Sudan nedenler, inandırıcılığı olmayan, tutarsız, uydurulmuş, mazeret yerine geçen şeylerdir.
Ön yargılı, planlı, programlı, kabulü zor bir davranış biçimidir. Organize olduğu görülmüştür.
Sudan nedenler; insan toplulukları, devletler, hatta imparatorluklar için kanlı mücadelelere neden olmuş, kıt kaynaklar el değiştirmiştir.
Değerli madenler, yer altı ve yer üstü suları başka ülkelerin envanterine geçmiştir.
Su paylaşımı çağımızın da en önemli sorunlarından biridir.
Su; insan ve insanlık için doğal gaz, petrol ve tüm kıymetli madenlerden daha değerli, olmazsa olmaz bir kaynaktır. Su havzaları, tüm medeniyetlere ev sahipliği yaparak, yaşama kattıkları ile vazgeçilmezimiz , kutsalımız olmuştur.
İnsan; anne karnında, su dolu bir kese içinde dünyanın en güvenli ikametinde dokuz ay kaldıktan sonra evrenle tanışmıştır.
Su hayattır ve devamı suyun varlığı ile mümkündür.
Ve dünya, varlığını işte bu ’’su döngüsü’’ ile gerçekleştirir.
Buharlaşır, döner yağmur olur, sel olur, nehir olur, göl olur, sonunda baraj olur, ürün olur, medeniyet olur. Nihayet insan olur…
Bu nedenle bir Rus Atasözünün dediği gibi; ’’Baba ekmekse, anne sudur.’’
Ne önemlidir kültürümüzdeki deyimler ve atasözleri…
Yüzyılların imbiğinden geçerek, zamandan, mekândan, doğadan, coğrafyadan, sosyal ve ekonomik koşullardan beslenmiştir.
Durum tespitleri; yaşanmışlıkların yanında, metaforlarla, benzetmelerle bezenmiştir.
Bu durum, dilin birikimi ve zenginliği ile bağlantılıdır.
Şimdi…
Su, olumsuzluk içeren hiçbir metaforun konusu olamaz.
Bu bağlamda, ‘sudan nedenler’ ile başlayan hiçbir başlangıcın kıymeti harbiyesi yoktur.
Su ve suçun nedenleri yan yana gelirse, ki sudan nedenler olur, oda hukukun konusu değildir.
Hukuk, normları ile ciddi bir sosyal bilim dalıdır.

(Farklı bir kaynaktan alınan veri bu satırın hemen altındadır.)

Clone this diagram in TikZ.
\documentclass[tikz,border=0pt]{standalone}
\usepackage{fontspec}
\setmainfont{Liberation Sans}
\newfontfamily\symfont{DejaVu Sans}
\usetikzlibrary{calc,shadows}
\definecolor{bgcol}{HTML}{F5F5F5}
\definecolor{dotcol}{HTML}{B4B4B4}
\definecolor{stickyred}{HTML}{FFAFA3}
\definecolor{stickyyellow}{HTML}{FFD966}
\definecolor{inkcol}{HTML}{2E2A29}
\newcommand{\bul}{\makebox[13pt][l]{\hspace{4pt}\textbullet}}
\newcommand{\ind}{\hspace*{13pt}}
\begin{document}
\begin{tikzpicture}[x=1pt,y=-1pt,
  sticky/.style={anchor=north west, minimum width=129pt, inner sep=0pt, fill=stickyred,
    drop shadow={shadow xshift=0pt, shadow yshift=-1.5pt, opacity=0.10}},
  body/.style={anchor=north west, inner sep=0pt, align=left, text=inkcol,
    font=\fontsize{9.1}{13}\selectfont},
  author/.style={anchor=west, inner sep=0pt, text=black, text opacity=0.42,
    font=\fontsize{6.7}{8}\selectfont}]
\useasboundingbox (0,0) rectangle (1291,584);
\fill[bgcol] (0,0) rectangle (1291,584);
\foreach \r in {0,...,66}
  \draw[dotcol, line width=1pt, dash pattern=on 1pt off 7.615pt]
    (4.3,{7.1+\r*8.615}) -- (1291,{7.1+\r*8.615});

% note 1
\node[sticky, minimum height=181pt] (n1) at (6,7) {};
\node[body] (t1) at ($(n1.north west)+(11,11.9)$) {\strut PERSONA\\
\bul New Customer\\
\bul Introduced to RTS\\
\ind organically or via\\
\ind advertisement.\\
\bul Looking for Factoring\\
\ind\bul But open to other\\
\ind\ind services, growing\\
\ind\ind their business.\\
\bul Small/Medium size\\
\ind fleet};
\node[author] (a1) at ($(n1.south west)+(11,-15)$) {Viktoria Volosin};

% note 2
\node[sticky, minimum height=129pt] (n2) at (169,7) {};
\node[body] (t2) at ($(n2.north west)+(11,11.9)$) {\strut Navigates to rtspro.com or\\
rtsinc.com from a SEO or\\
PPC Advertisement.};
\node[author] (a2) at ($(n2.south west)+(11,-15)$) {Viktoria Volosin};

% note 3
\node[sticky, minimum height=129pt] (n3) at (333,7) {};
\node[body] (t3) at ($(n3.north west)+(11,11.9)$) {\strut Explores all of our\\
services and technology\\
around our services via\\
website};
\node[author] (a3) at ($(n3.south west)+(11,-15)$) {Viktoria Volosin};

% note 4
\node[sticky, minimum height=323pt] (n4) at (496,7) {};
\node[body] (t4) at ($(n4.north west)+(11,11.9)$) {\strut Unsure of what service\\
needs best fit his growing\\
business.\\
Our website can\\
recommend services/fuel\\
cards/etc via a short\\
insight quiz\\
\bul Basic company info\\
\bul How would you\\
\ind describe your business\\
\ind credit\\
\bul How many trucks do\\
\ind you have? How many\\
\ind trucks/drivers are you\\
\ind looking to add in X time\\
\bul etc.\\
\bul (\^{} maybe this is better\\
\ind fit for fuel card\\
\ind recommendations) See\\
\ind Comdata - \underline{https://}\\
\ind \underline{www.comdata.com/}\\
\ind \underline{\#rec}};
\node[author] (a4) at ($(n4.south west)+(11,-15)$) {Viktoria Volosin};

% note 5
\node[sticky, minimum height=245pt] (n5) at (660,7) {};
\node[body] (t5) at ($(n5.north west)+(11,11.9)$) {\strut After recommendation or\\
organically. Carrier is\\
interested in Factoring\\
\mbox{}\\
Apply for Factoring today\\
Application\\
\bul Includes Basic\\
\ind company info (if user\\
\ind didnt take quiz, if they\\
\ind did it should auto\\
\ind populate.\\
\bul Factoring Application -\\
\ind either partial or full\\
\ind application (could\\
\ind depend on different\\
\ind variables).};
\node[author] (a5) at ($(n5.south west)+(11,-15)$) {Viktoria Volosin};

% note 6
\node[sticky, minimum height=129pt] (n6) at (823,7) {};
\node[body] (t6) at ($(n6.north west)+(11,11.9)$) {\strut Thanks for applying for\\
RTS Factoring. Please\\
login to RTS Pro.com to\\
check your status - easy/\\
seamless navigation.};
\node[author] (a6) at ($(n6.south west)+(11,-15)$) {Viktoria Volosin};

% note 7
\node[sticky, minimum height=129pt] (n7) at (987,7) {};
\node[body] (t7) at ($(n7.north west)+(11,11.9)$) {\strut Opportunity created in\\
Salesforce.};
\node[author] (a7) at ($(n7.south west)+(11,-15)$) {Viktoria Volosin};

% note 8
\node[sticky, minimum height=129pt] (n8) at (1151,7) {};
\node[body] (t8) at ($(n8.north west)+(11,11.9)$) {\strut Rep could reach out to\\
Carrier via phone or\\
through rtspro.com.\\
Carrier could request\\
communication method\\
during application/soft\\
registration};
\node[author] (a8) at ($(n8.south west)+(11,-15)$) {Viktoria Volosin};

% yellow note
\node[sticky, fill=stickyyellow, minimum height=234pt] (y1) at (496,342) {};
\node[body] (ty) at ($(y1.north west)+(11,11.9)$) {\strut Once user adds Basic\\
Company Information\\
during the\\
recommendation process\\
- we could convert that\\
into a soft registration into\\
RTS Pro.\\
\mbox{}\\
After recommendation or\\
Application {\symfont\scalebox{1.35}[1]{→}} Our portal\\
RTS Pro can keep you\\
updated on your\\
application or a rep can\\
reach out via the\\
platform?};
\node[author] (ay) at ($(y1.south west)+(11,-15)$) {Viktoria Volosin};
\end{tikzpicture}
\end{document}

Kısaca adil düzeni sağlama yoludur.
Yasalar tarafından açıkça cezalandırılan her fiil suçtur.
Zaten yasaya dayanmayan suç olmaz.
Hukuk, hakların çoğuludur ve haklar yasalarla korunur.
Özellikle yazıyorum ve ’’SUDAN’’ kelimesini bilerek kullanıyorum, sudan nedenlerle geçici olarak haklar ortadan kaldırılırsa, onları koruyan yasaların da bir hükmü olmaz.
İşlenmiş bir suçun yaptırımı ceza olacaksa, çok ciddi kanıtlar olmalıdır.
Toplum vicdanında da kabul görmeli, özgürlüğün bir günü bile mazeret olarak kabul edilen, inandırıcılığı olmayan(sudan) bir nedenle feda edilmemelidir.
Eşit uygulanacak yasalarla herkese dokunulabilinir.
Şiddetle karşı olduğum ve absürt bulduğum sudan nedenler yerine, evrensel hukukta karşılığı olan her şey başım gözüm üstünedir.
Saygım ve alkışlarım sıcak koltuklarında oturanlara değil, sahnedekileredir.
Bitirirken;
’’Her şey insanın elindedir ve her şeyi sırf korkaklıktan kaçırır.’’
Dostoyevski – Suç ve Ceza
Sevgi ve inançla,
Kemal Yalnız
NOT; Lütfen ’’su gibi aziz ol’’ diyen atalarımıza saygıdan, su ile suçun nedenlerini aynı cümlede kullanmayınız. Yazıda zorunlu olarak kullandığım her ’’sudan’’ kelimesi için özür diliyorum.